On ne s'étonne donc pas que Louis interdise la représentation aux Menus Plaisirs du Mariage de Figaro, et qu'il nomme en novembre 1783, comme contrôleur général des finances, un ancien intendant, Charles Alexandre de Calonne.

Necker est l'homme du parti philosophique ; Calonne apparaît comme le serviteur du monarque, donc le défenseur des privilèges.

L'un est populaire, l'autre, suspect à l'opinion éclairée.

Mais l'un et l'autre, comme Louis XVI, sont confrontés en fait au même problème : comment résoudre la crise financière du royaume ?

34.

Que peut encore le roi de France en ces années 80 du xviiie siècle ?

Rien ne paraît devoir changer dans le grand apparat du pouvoir monarchique.

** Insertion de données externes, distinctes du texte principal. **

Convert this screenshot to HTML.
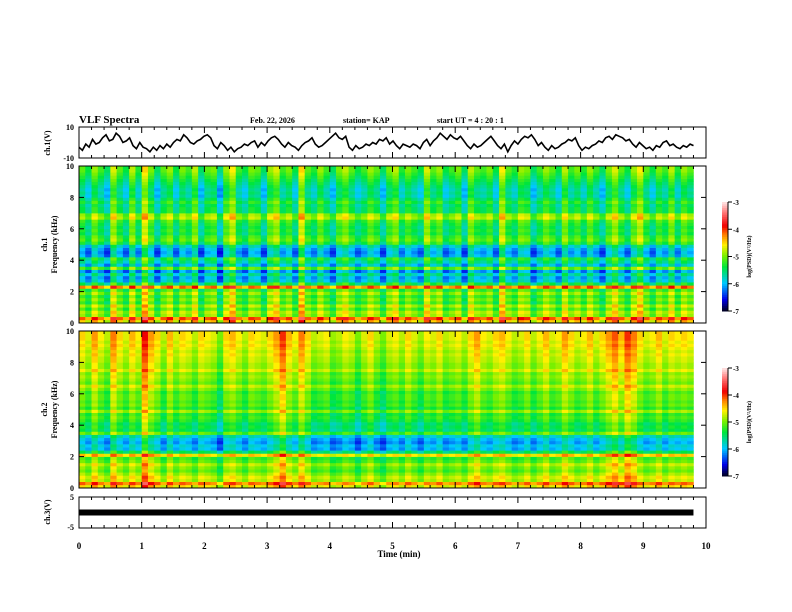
<!DOCTYPE html>
<html><head><meta charset="utf-8"><style>
body{margin:0;background:#fff}
svg{display:block}
text{font-family:"Liberation Serif",serif;font-weight:bold;fill:#000}
</style></head><body>
<svg id="c" width="792" height="612" viewBox="0 0 792 612">
<text x="79" y="123" font-size="11">VLF Spectra</text>
<text x="250" y="123" font-size="8">Feb. 22, 2026</text>
<text x="343" y="123" font-size="8">station= KAP</text>
<text x="437" y="123" font-size="8">start  UT =  4 : 20 : 1</text>
<g id="g"></g>
</svg>
<script>
const NS="http://www.w3.org/2000/svg";
const root=document.getElementById('g');
function el(t,a,p){const e=document.createElementNS(NS,t);for(const k in a)e.setAttribute(k,a[k]);(p||root).appendChild(e);return e;}
const X0=79,X1=706;
const xTicks=[0,1,2,3,4,5,6,7,8,9,10];
const xs=t=>X0+(X1-X0)*t/10;
// ch1 waveform (V), evenly sampled over 0..9.8 min
const ch1Values=[-3,-5,-1,-3,2,-1,0,3,5,1,2,6,4,0,1,3,-2,-4,0,-3,-4,-6,-3,-5,-2,-4,-1,-3,0,2,1,5,3,0,-1,1,2,4,5,3,-2,-4,0,-2,-5,-3,-6,-4,-3,-1,-2,0,1,-3,0,-2,1,3,4,2,-1,-3,0,-2,-3,-5,-2,0,1,3,-1,-3,-2,0,2,4,6,3,2,4,-3,-5,-2,-4,-3,-1,-2,0,-1,2,1,3,-1,1,-2,-4,-1,-2,-3,-1,-2,-4,0,2,-2,1,3,6,4,2,5,3,2,4,1,-2,-4,-1,-3,-2,0,2,4,1,-2,-4,-1,-6,-2,1,-1,2,4,3,5,2,-2,0,-3,-5,-2,-4,-3,-1,0,2,1,3,-2,-5,-3,-4,-2,-1,1,0,3,4,2,5,4,3,1,2,-1,-3,0,-2,-4,-3,-5,-2,-3,0,1,-2,-1,-3,-4,-2,-3,-1,-2];
const ch1Times=ch1Values.map((v,i)=>i*9.8/(ch1Values.length-1));
// spectrogram band levels log(PSD) from 0 kHz to 10 kHz, step 0.2 kHz
const freqs=Array.from({length:50},(_,i)=>i*0.2);
const band1=[-4.6,-4.2,-5.0,-4.9,-5.2,-4.9,-5.3,-5.1,-5.3,-5.0,-5.3,-4.3,-5.5,-6.0,-6.1,-5.8,-6.2,-5.2,-6.0,-5.7,-5.5,-6.1,-6.2,-6.1,-5.9,-5.4,-5.2,-5.3,-5.5,-5.4,-5.5,-5.4,-5.3,-4.9,-5.0,-5.5,-5.5,-5.6,-5.4,-5.6,-5.8,-5.7,-5.8,-5.7,-5.6,-5.5,-5.4,-5.3,-5.2,-5.2];
const band2=[-4.8,-4.4,-5.0,-4.9,-5.1,-5.3,-5.2,-5.0,-5.3,-5.4,-4.7,-5.7,-6.2,-6.1,-6.3,-6.2,-6.0,-5.3,-5.7,-5.6,-5.7,-5.5,-5.4,-5.5,-5.1,-5.5,-5.3,-5.4,-5.3,-5.3,-5.4,-5.2,-5.0,-5.3,-5.2,-5.1,-5.2,-4.9,-5.1,-5.1,-5.0,-5.0,-4.9,-5.0,-4.9,-4.8,-4.9,-4.8,-4.8,-4.8];
// per-time activity offsets (0.1 min bins)
const act1=[0.1,-0.2,0.3,0,-0.3,0.5,0.1,-0.2,0.4,-0.1,0.7,0.2,-0.3,0.1,0.3,-0.2,0.2,0,0.4,-0.3,0.1,0.2,-0.4,0.3,0.6,0,-0.2,0.2,0.1,-0.3,0.3,0.5,0,0.2,-0.2,0.7,0.1,-0.1,0.3,0,-0.3,0.2,0.4,0.1,-0.2,0,0.3,0.1,-0.3,0.2,0.4,-0.1,0.2,0,-0.2,0.5,0.1,0.3,-0.2,0,0.2,-0.3,0.4,0.1,0,0.2,-0.2,0.6,0.1,-0.1,0.3,0.2,-0.3,0,0.3,0.1,-0.2,0.4,0,0.2,-0.1,0.3,0,-0.3,0.2,0.5,0.1,-0.2,0.3,0.6,0.1,-0.2,0.2,0,0.4,-0.1,0.3,0.1];
const act2=[0.3,0.1,0.5,0.2,0,0.6,0.3,0.1,0.4,0.2,0.9,0.5,0.3,0,0.4,0.1,0.3,0.2,0,0.3,0.2,0.1,-0.2,0.3,0.4,0.2,0,0.3,0.2,0.1,0.3,0.5,0.8,0.4,0.2,0.6,0.3,0,0.1,0.2,-0.1,0,0.2,0.1,-0.2,0.1,0.3,0,-0.2,0.1,0.2,0,0.3,0.1,-0.1,0.2,0.1,0.3,0,0.1,0.2,0,0.3,0.5,0.2,0.1,0.3,0.4,0.2,0,0.1,0.3,0,0.2,0.4,0.1,0.2,0.5,0.3,0.1,0.2,0.4,0.1,0.3,0.5,0.7,0.4,0.8,0.6,0.3,0.1,0.2,0.4,0.1,0.3,0.2,0.3,0.2];
const ch3Value=0;
function cmap(v){
 const stops=[[-7,[0,0,40]],[-6.6,[0,0,230]],[-6,[0,200,255]],[-5.4,[0,230,60]],[-5,[120,240,0]],[-4.6,[255,240,0]],[-4.2,[255,120,0]],[-3.9,[240,0,0]],[-3.4,[255,120,120]],[-3,[255,240,240]]];
 if(v<=-7)return 'rgb(0,0,40)'; if(v>=-3)return 'rgb(255,240,240)';
 for(let i=0;i<stops.length-1;i++){const[a,ca]=stops[i],[b,cb]=stops[i+1];if(v>=a&&v<=b){const f=(v-a)/(b-a);return 'rgb('+ca.map((c,j)=>Math.round(c+(cb[j]-c)*f)).join(',')+')';}}
}
function frame(y0,y1,name){
 const r=el('rect',{x:X0,y:y0,width:X1-X0,height:y1-y0,fill:'none',stroke:'#000','stroke-width':1});
 
 
 for(let t=0;t<=10.001;t+=0.2){const x=xs(t);const L=Math.abs(t-Math.round(t))<0.01?6:3;
  el('line',{x1:x,x2:x,y1:y0,y2:y0+L,stroke:'#000'});el('line',{x1:x,x2:x,y1:y1,y2:y1-L,stroke:'#000'});}
}
function ylab(txt,x,y,cy,name){
 const t=el('text',{x:x,y:y,'font-size':8,'text-anchor':'end'});t.textContent=txt;
 
 
}
function vtitle(txt,x,y,name,fs){
 const t=el('text',{x:x,y:y,'font-size':fs||8,'text-anchor':'middle',transform:'rotate(-90 '+x+' '+y+')'});t.textContent=txt;
 
 
}
// ch1 panel
const c1y0=127,c1y1=158;const y1s=v=>c1y0+(10-v)/20*(c1y1-c1y0);
let d='';ch1Values.forEach((v,i)=>{d+=(i?'L':'M')+xs(ch1Times[i]).toFixed(1)+' '+y1s(v).toFixed(1);});
const wl=el('path',{d:d,fill:'none',stroke:'#000','stroke-width':1.6});


frame(c1y0,c1y1,'ch1-panel');
ylab('10',74,130,0,'ch1-ytick-10');ylab('-10',74,161,0,'ch1-ytick-neg10');
vtitle('ch.1(V)',50,143,'ch1-y-title');
// spectrograms
function spec(y0,y1,band,act,pref,cbY0,cbY1){
 const ys=f=>y1-(f)/10*(y1-y0);
 const g=el('g',{});
 
 
 const cw=xs(0.1)-xs(0);
 act.forEach((a,ti)=>{band.forEach((b,fi)=>{
  const r=el('rect',{x:xs(ti*0.1).toFixed(2),y:ys(freqs[fi]+0.2).toFixed(2),width:(cw+0.3).toFixed(2),height:(ys(0)-ys(0.2)+0.3).toFixed(2),fill:cmap(b+a)},g);
  
  
 });});
 frame(y0,y1,pref+'-panel');
 [0,2,4,6,8,10].forEach(f=>{ylab(String(f),74,ys(f)+3,0,pref+'-ytick-'+f);el('line',{x1:X0,x2:X0+5,y1:ys(f),y2:ys(f),stroke:'#000'});el('line',{x1:X1,x2:X1-5,y1:ys(f),y2:ys(f),stroke:'#000'});});
 vtitle(pref.replace('ch','ch.'),47,(y0+y1)/2,pref+'-channel-title');
 vtitle('Frequency  (kHz)',57,(y0+y1)/2,pref+'-y-title');
 const cb=el('g',{});
 const n=60;for(let i=0;i<n;i++){const v=-7+4*i/n;el('rect',{x:722,y:cbY1-(i+1)*(cbY1-cbY0)/n,width:6,height:(cbY1-cbY0)/n+0.5,fill:cmap(v)},cb);}
 el('line',{x1:728,x2:728,y1:cbY0,y2:cbY1,stroke:'#000'},cb);
 [-3,-4,-5,-6,-7].forEach(v=>{const y=cbY1-(v+7)/4*(cbY1-cbY0);el('line',{x1:728,x2:732,y1:y,y2:y,stroke:'#000'},cb);const t=el('text',{x:733,y:y+3,'font-size':7},cb);t.textContent=String(v);});
 vtitle('log(PSD)(V\u00B2/Hz)',751,(cbY0+cbY1)/2,pref+'-colorbar-title',6);
}
spec(166,323,band1,act1,'ch1',202,311);
spec(331,488,band2,act2,'ch2',368,476);
// ch3
const c3y0=497,c3y1=528;const y3s=v=>c3y0+(5-v)/10*(c3y1-c3y0);
const bar=el('rect',{x:X0,y:y3s(ch3Value)-3,width:xs(9.8)-X0,height:6,fill:'#000'});


frame(c3y0,c3y1,'ch3-panel');
ylab('5',74,c3y0+3,0,'ch3-ytick-5');ylab('-5',74,c3y1+2,0,'ch3-ytick-neg5');
vtitle('ch.3(V)',50,512,'ch3-y-title');
xTicks.forEach(t=>{const e=el('text',{x:xs(t),y:549,'font-size':9,'text-anchor':'middle'});e.textContent=String(t);
 
 });
const xt=el('text',{x:399,y:557,'font-size':9,'text-anchor':'middle'});xt.textContent='Time  (min)';


</script>
</body></html>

Et cette permanence du décor et du rituel, cette succession des fêtes, cet isolement de la Cour, dans les jardins illuminés de Versailles, renforcent le sentiment des souverains que rien ne saurait détruire l'ordre royal, qu'on peut indéfiniment continuer la partie, même s'il faut rebattre les cartes, changer les hommes.

Mais qu'à la fin le roi, parce qu'il est le roi, finira bien par imposer son autorité.

C'est le propre d'une vieille et grande nation, d'un pouvoir plusieurs fois séculaire, que de donner l'illusion qu'ils ne peuvent s'effondrer.

La politique de Calonne entretient ce mirage.

Il multiplie les emprunts, creuse encore le gouffre du déficit, mais l'argent roule.

Il achète les châteaux de Saint-Cloud et de Rambouillet pour le roi. Il investit dans la Compagnie des Indes orientales.

Disciple des physiocrates, il pense qu'une politique « libérale », facilitant la circulation des marchandises et de l'argent, fera naître la prospérité, mettra fin à cette crise économique qui ronge le royaume, suscite rébellion et misère.

Il signe le premier traité de libre-échange avec l'Angleterre en 1786. Il entend supprimer toutes les douanes intérieures.

Mais la réalité des finances vient crever le soyeux rideau de l'illusion.

Calonne est confronté, comme Turgot, comme Necker, à l'obligation de modifier le système fiscal afin de faire payer les privilégiés, ceux qu'on commence à appeler les aristocrates.